WRITTEN EXERCISE: Output all the data exactly. Pictures do not belong in the copy.

STORED DATA:
■ ■ ■ ■ ■ ■ ■

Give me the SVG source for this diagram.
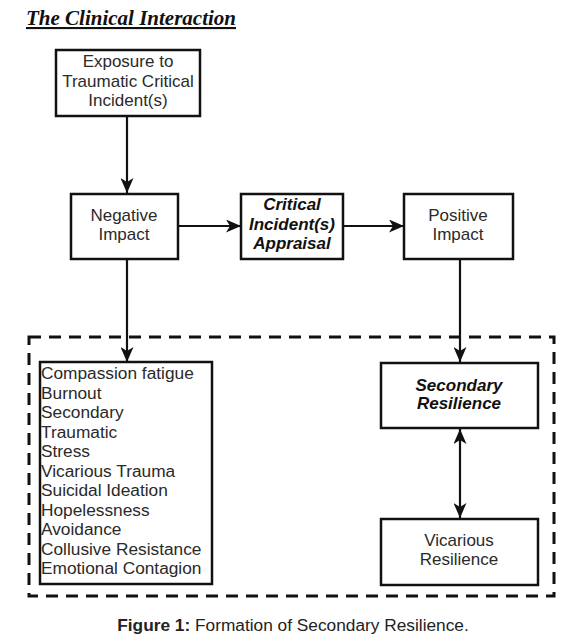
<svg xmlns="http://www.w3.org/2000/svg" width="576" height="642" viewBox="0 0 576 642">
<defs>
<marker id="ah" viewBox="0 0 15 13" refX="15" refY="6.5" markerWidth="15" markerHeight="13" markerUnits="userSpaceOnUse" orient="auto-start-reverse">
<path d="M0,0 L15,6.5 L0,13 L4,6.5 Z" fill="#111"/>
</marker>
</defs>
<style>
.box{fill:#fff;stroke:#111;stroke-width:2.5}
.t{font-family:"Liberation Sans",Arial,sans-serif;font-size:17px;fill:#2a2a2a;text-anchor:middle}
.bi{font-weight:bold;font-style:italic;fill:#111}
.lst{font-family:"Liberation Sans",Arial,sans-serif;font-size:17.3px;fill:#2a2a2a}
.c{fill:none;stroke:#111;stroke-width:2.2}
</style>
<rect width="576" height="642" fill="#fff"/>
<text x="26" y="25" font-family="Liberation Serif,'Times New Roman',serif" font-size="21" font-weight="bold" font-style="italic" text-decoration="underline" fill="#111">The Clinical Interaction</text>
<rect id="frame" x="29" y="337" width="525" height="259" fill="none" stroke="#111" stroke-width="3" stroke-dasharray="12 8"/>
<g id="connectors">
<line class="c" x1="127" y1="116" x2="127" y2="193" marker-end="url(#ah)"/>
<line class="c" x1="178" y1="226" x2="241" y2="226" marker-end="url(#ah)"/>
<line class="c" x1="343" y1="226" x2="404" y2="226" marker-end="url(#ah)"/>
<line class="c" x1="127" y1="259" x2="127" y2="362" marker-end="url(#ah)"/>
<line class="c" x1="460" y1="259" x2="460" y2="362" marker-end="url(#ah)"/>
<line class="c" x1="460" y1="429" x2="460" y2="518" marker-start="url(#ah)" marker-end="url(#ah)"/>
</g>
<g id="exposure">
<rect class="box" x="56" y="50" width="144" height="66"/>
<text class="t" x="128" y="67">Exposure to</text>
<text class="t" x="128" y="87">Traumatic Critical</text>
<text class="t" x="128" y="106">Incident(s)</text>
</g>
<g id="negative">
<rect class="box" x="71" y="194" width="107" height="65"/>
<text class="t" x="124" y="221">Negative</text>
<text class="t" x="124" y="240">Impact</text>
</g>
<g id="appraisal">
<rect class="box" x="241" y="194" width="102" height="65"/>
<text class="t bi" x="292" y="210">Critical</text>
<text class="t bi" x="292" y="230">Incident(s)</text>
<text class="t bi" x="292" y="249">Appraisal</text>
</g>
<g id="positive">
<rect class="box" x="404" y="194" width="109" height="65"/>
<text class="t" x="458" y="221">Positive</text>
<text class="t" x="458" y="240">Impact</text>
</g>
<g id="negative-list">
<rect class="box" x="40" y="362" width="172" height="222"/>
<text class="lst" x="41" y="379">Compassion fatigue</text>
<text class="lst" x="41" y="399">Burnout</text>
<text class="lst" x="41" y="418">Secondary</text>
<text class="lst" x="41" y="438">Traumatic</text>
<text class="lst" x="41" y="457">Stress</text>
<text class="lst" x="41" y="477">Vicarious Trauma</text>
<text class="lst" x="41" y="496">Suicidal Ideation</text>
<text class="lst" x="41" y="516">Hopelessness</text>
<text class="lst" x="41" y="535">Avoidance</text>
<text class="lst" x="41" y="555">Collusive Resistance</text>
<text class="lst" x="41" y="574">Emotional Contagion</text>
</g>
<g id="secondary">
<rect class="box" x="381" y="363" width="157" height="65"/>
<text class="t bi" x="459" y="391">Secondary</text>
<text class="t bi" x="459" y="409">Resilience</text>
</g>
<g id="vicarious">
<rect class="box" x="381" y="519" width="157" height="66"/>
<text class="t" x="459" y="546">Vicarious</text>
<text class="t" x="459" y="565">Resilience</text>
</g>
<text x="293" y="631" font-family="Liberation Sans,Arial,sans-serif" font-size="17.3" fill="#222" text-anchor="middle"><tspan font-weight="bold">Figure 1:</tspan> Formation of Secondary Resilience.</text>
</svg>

■ ■ ■ ■ ■ ■ ■

WORKED ANSWER:
Give me the SVG source for this diagram.
<svg xmlns="http://www.w3.org/2000/svg" width="576" height="642" viewBox="0 0 576 642">
<defs>
<marker id="ah" viewBox="0 0 15 13" refX="15" refY="6.5" markerWidth="15" markerHeight="13" markerUnits="userSpaceOnUse" orient="auto-start-reverse">
<path d="M0,0 L15,6.5 L0,13 L4,6.5 Z" fill="#111"/>
</marker>
</defs>
<style>
.box{fill:#fff;stroke:#111;stroke-width:2.5}
.t{font-family:"Liberation Sans",Arial,sans-serif;font-size:17px;fill:#2a2a2a;text-anchor:middle}
.bi{font-weight:bold;font-style:italic;fill:#111}
.lst{font-family:"Liberation Sans",Arial,sans-serif;font-size:17.3px;fill:#2a2a2a}
.c{fill:none;stroke:#111;stroke-width:2.2}
</style>
<rect width="576" height="642" fill="#fff"/>
<text x="26" y="25" font-family="Liberation Serif,'Times New Roman',serif" font-size="21" font-weight="bold" font-style="italic" text-decoration="underline" fill="#111">The Clinical Interaction</text>
<rect id="frame" x="29" y="337" width="525" height="259" fill="none" stroke="#111" stroke-width="3" stroke-dasharray="12 8"/>
<g id="connectors">
<line class="c" x1="127" y1="116" x2="127" y2="193" marker-end="url(#ah)"/>
<line class="c" x1="178" y1="226" x2="241" y2="226" marker-end="url(#ah)"/>
<line class="c" x1="343" y1="226" x2="404" y2="226" marker-end="url(#ah)"/>
<line class="c" x1="127" y1="259" x2="127" y2="362" marker-end="url(#ah)"/>
<line class="c" x1="460" y1="259" x2="460" y2="362" marker-end="url(#ah)"/>
<line class="c" x1="460" y1="429" x2="460" y2="518" marker-start="url(#ah)" marker-end="url(#ah)"/>
</g>
<g id="exposure">
<rect class="box" x="56" y="50" width="144" height="66"/>
<text class="t" x="128" y="67">Exposure to</text>
<text class="t" x="128" y="87">Traumatic Critical</text>
<text class="t" x="128" y="106">Incident(s)</text>
</g>
<g id="negative">
<rect class="box" x="71" y="194" width="107" height="65"/>
<text class="t" x="124" y="221">Negative</text>
<text class="t" x="124" y="240">Impact</text>
</g>
<g id="appraisal">
<rect class="box" x="241" y="194" width="102" height="65"/>
<text class="t bi" x="292" y="210">Critical</text>
<text class="t bi" x="292" y="230">Incident(s)</text>
<text class="t bi" x="292" y="249">Appraisal</text>
</g>
<g id="positive">
<rect class="box" x="404" y="194" width="109" height="65"/>
<text class="t" x="458" y="221">Positive</text>
<text class="t" x="458" y="240">Impact</text>
</g>
<g id="negative-list">
<rect class="box" x="40" y="362" width="172" height="222"/>
<text class="lst" x="41" y="379">Compassion fatigue</text>
<text class="lst" x="41" y="399">Burnout</text>
<text class="lst" x="41" y="418">Secondary</text>
<text class="lst" x="41" y="438">Traumatic</text>
<text class="lst" x="41" y="457">Stress</text>
<text class="lst" x="41" y="477">Vicarious Trauma</text>
<text class="lst" x="41" y="496">Suicidal Ideation</text>
<text class="lst" x="41" y="516">Hopelessness</text>
<text class="lst" x="41" y="535">Avoidance</text>
<text class="lst" x="41" y="555">Collusive Resistance</text>
<text class="lst" x="41" y="574">Emotional Contagion</text>
</g>
<g id="secondary">
<rect class="box" x="381" y="363" width="157" height="65"/>
<text class="t bi" x="459" y="391">Secondary</text>
<text class="t bi" x="459" y="409">Resilience</text>
</g>
<g id="vicarious">
<rect class="box" x="381" y="519" width="157" height="66"/>
<text class="t" x="459" y="546">Vicarious</text>
<text class="t" x="459" y="565">Resilience</text>
</g>
<text x="293" y="631" font-family="Liberation Sans,Arial,sans-serif" font-size="17.3" fill="#222" text-anchor="middle"><tspan font-weight="bold">Figure 1:</tspan> Formation of Secondary Resilience.</text>
</svg>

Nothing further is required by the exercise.